Mount Douglas Park is not a garbage dump, its firs are not your Christmas tree

Mount Douglas Park is not a garbage dump, its firs are not your Christmas tree

Furniture and appliances routinely dumped, rare and native plants routinely stolen from park

Mount Douglas Park is more than a sought out hike, it’s a bastion of nature, a battleground between nature and city.

It’s the hill Saanich’s tree-hugging residents are ready to die on (not to mention its rich WSANEC history as Pkols).

And yet, it’s abused as a nursery for locals in search of native plants. It’s a convenient garbage dump for locals looking to dispose of old appliances and furniture. It’s a Christmas tree nursery.

Legally, it’s none of those things.

It’s a Saanich park, an iconic tourist spot and a hometown favourite and it’s also protected by law. Nothing should be left there and nothing should be taken.

But that’s not how it goes.

About 100 metres from the summit of Mount Douglas Park there is a Douglas fir. In the past three years the tree has been topped, twice. Both times, Darrell Wick noticed it was a fresh cut. Both times, it was mid December.

“You can tell by the diameter of the cut and the health of this tree this was an ideal Christmas tree,” said Wick, president of the Friends of Mount Douglas Society. “It’s right on [Churchill] road, so it’s easy for someone to pull up, cut it and drive away.”

Depending on the season, Mount Doug Park offers a lot. There’s all kinds of mushrooms. This reporter even witnessed a young family using a hammer and a chisel to remove rare tree mushrooms in September. Definitely not legal and according to Wick, who has put in a full-time effort to preserve Mount Doug since he retired as a Camosun instructor, it’s not cool.

Judy Spearing has been part of the Friends of Mount Doug’s many invasive pulling missions which have cleared holly and broom from acres of the park. It wouldn’t be the same park without them. Spearin’s seen people leave with fiddleheads, Christmas trees, cedar boughs for wreaths, beach material (driftwood, sand, shells, clams) and firewood.

If you take your kids to Fort Rodd Hill, you’ll learn the park rangers do not allow even a stick to leave the park. Not even a pine cone.

But at Mount Doug, Wick and Spearing have found evidence of cedar lumber removed by chainsaw. In one story, Saanich Parks staff caught a fella cutting cedar shingles on site.

Well, it wasn’t known as Cedar Hill for nothing.

“We’ve seen one-metre by 10-centimetre strips of cedar bark taken, and that is not the long strips First Nations use,” Wick said. “We find holes in the ground where ferns used to be, small trees such as arbutus or cedar, rare plants and bulbs, such as camas.”

Yes, the annual Christmas tree hunt at Mount Douglas is on.

Spearing hopes it isn’t going to catch on, and that most realize how illegal, immoral and brazen such an activity is.

And she really hopes the dumping will stop.

“An old freezer. Bed Frames. Couches. Boxes of clothes. What I’d like to see, what the Friends of Mount Douglas would like to see, is for Saanich to close the road after dark,” Spearing said.

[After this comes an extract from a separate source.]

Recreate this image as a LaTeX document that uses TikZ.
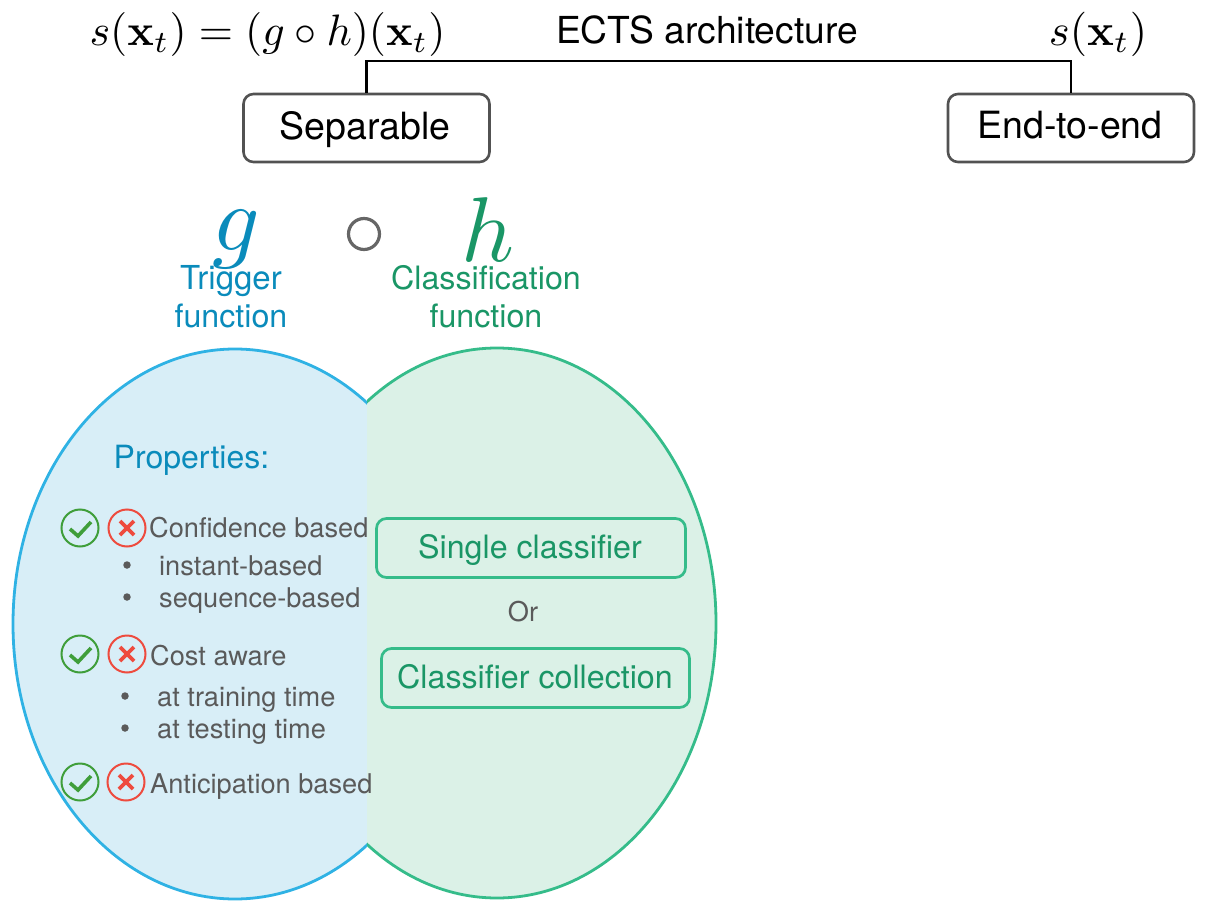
\documentclass[tikz,border=0pt]{standalone}
\usepackage[no-math]{fontspec}
\usepackage{graphicx}
\setmainfont{TeX Gyre Heros}
\definecolor{gbl}{HTML}{0A8BBB}
\definecolor{hgr}{HTML}{1A9666}
\definecolor{lblue}{HTML}{D8EEF7}
\definecolor{lgreen}{HTML}{DBF1E7}
\definecolor{eblue}{HTML}{2FB2E4}
\definecolor{egreen}{HTML}{35BC8A}
\definecolor{txt}{HTML}{5A5A5A}
\definecolor{okc}{HTML}{3F9E3A}
\definecolor{noc}{HTML}{EE4B3E}
\newcommand{\fs}[1]{\fontsize{#1}{#1}\selectfont}
\tikzset{
 x=1pt,y=-1pt,
 archbox/.style={draw=black!68,line width=2.6pt,rounded corners=10pt,inner sep=0pt,text=black},
 choice/.style={draw=egreen,line width=2.7pt,rounded corners=10pt,inner sep=0pt},
 prop/.style={text=txt,anchor=base west,inner sep=0pt,font=\fs{27.2}},
 dot/.style={circle,fill=txt,inner sep=0pt,minimum size=7.5pt},
 okmark/.style={circle,draw=okc,line width=2pt,minimum size=37pt,inner sep=0pt},
 nomark/.style={circle,draw=noc,line width=2pt,minimum size=37pt,inner sep=0pt},
 lbl/.style={inner sep=0pt,anchor=base},
}
\newcommand{\ticks}[4]{%
 \node[okmark] (ok#1) at (#2,#4) {};
 \node[nomark] (no#1) at (#3,#4) {};
 \draw[okc,line width=3.6pt] ([shift={(-10,1)}]ok#1.center) -- ([shift={(-2,8)}]ok#1.center) -- ([shift={(11,-6)}]ok#1.center);
 \draw[noc,line width=3.6pt] ([shift={(-7,-7)}]no#1.center) -- ([shift={(7,7)}]no#1.center) ([shift={(-7,7)}]no#1.center) -- ([shift={(7,-7)}]no#1.center);
}
\begin{document}
\begin{tikzpicture}
\useasboundingbox (0,0) rectangle (1207,912);
% Venn regions
\begin{scope}
 \clip (0,0) rectangle (367,912);
 \fill[lblue] (235,624) ellipse [x radius=222,y radius=275];
 \draw[eblue,line width=2.8pt] (235,624) ellipse [x radius=222,y radius=275];
\end{scope}
\begin{scope}
 \clip (367,0) rectangle (1207,912);
 \fill[lgreen] (497,623) ellipse [x radius=219,y radius=275];
 \draw[egreen,line width=2.8pt] (497,623) ellipse [x radius=219,y radius=275];
\end{scope}
% header
\node[lbl] (formula) at (267.5,46) {\scalebox{4.4}{$s(\mathbf{x}_t)=(g\circ h)(\mathbf{x}_t)$}};
\node[lbl,font=\fs{37.2},text=black] (ects) at (707,44) {ECTS architecture};
\node[lbl] (stx) at (1098,46) {\scalebox{4.45}{$s(\mathbf{x}_t)$}};
\node[archbox,minimum width=246pt,minimum height=68pt] (sep) at (366.5,128) {};
\node[lbl,font=\fs{37.5},text=black] (septxt) at (365,140) {Separable};
\node[archbox,minimum width=246pt,minimum height=68pt] (e2e) at (1071,128) {};
\node[lbl,font=\fs{37.5},text=black] (e2etxt) at (1070,139) {End-to-end};
\coordinate (bar) at (700,61);
\draw[black,line width=2.8pt,line join=miter] (sep.north) -- (sep.north |- bar) -- (e2e.north |- bar) -- (e2e.north);
% g o h
\node[lbl,text=gbl] (g) at (236,250) {\scalebox{9.3}{$g$}};
\node[circle,draw=black!60,line width=3.2pt,minimum size=31pt,inner sep=0pt] (comp) at (364,234) {};
\node[lbl,text=hgr] (h) at (488,261) {\scalebox{9.2}{$h$}};
\node[lbl,text=gbl,font=\fs{33}] (trig) at (231,289) {Trigger};
\node[lbl,text=gbl,font=\fs{32.2}] (trigf) at (231,327) {function};
\node[lbl,text=hgr,font=\fs{32.2}] (cls) at (486,289) {Classification};
\node[lbl,text=hgr,font=\fs{32.2}] (clsf) at (486,327) {function};
% left
\node[inner sep=0pt,anchor=base west,text=gbl,font=\fs{32}] (props) at (113.5,468) {Properties:};
\ticks{a}{80}{127}{528}
\ticks{b}{80}{127}{654}
\ticks{c}{80}{126}{782}
\node[prop] (conf) at (149,537) {Confidence based};
\node[dot] (d1) at (127,565) {};
\node[prop] (inst) at (159,575) {instant-based};
\node[dot] (d2) at (127,597) {};
\node[prop] (seq) at (159,607) {sequence-based};
\node[prop] (cost) at (150,665) {Cost aware};
\node[dot] (d3) at (125,696) {};
\node[prop] (train) at (157,706) {at training time};
\node[dot] (d4) at (125,728) {};
\node[prop] (test) at (157,738) {at testing time};
\node[prop] (anti) at (150,793) {Anticipation based};
% right
\node[choice,minimum width=309pt,minimum height=59pt] (single) at (531,548) {};
\node[lbl,text=hgr,font=\fs{32.2}] (singletxt) at (530,558) {Single classifier};
\node[lbl,text=txt,font=\fs{27.2}] (or) at (523,621) {Or};
\node[choice,minimum width=308pt,minimum height=59pt] (coll) at (535.5,678) {};
\node[lbl,text=hgr,font=\fs{32.2}] (colltxt) at (535,688) {Classifier collection};
\end{tikzpicture}
\end{document}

At the moment, the gate is closed at night until 12 noon. But once upon a time, cars were mostly restricted from driving up Churchill.

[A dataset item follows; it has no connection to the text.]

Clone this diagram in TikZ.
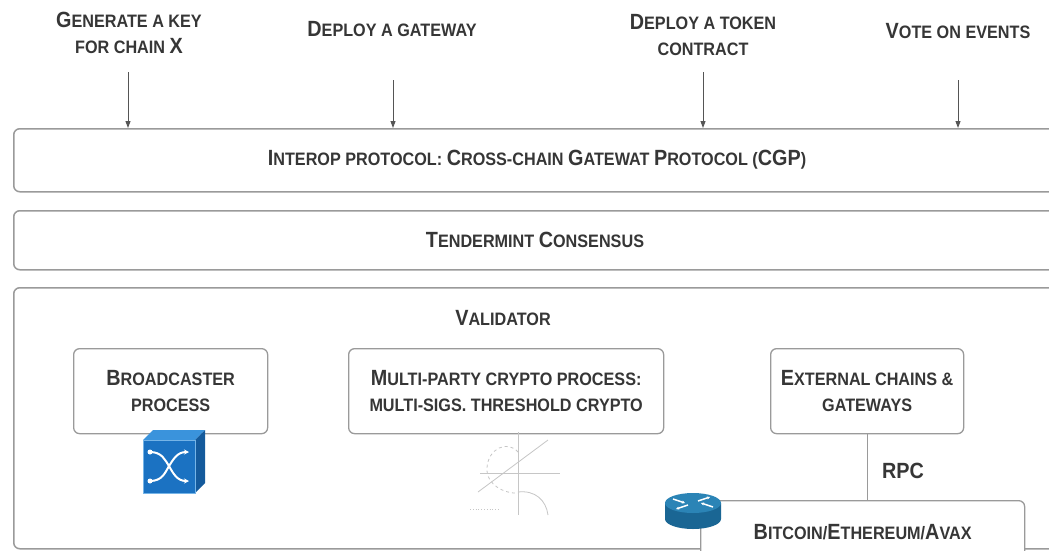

Tree topping, rubbish and garden compost dumping is done in the evening when few people are around, Spearing says.

In January, a lot of trees are unfortunately brought back and dumped in the park, Wick said.

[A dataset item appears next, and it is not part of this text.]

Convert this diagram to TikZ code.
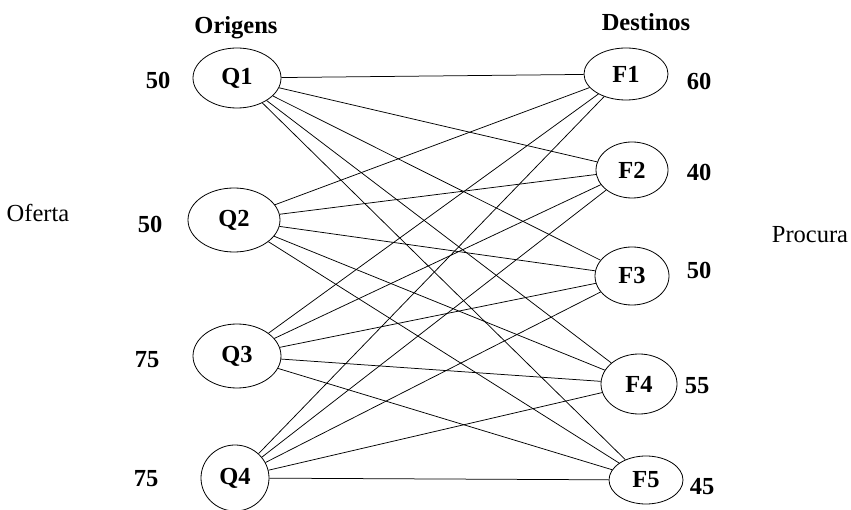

“So far this year there have been signs of native flower bulb removal on Little Mount Douglas, there was an excavation of a large sword fern, and a small arbutus was dug out,” Wick said.

Mushroom pickers come in the fall, fiddle head fern pickers will come in the spring. Berries that grow in the park are off limits, except they’re picked, and clam digging on the beach or any removal of sea life is verboten, but again, it happens.

“Even the holly that’s here, which is an invasive, is removed illegally. We pull the holly out but that doesn’t mean it’s open to the public to pick,” Spearing said.

Anyone who thinks the shiny, dark, green foliage of Daphne Laureola would be nice for flower arrangements could incur a sorry lesson on that plant, all parts being toxic.

Even if a tree is dying, its woody debris is essential for restoring soil nutrients, and for bug growth, which is beneficial for the ecosystem and for Douglas Creek’s young salmon.

What Wick would like to see is a steward program, wherein empowered stewards are able to walk the park and engage users, educating them while also enforcing illegal activity.

“If we could create a steward program and put up some signs, we could prevent a lot of this,” Wick said.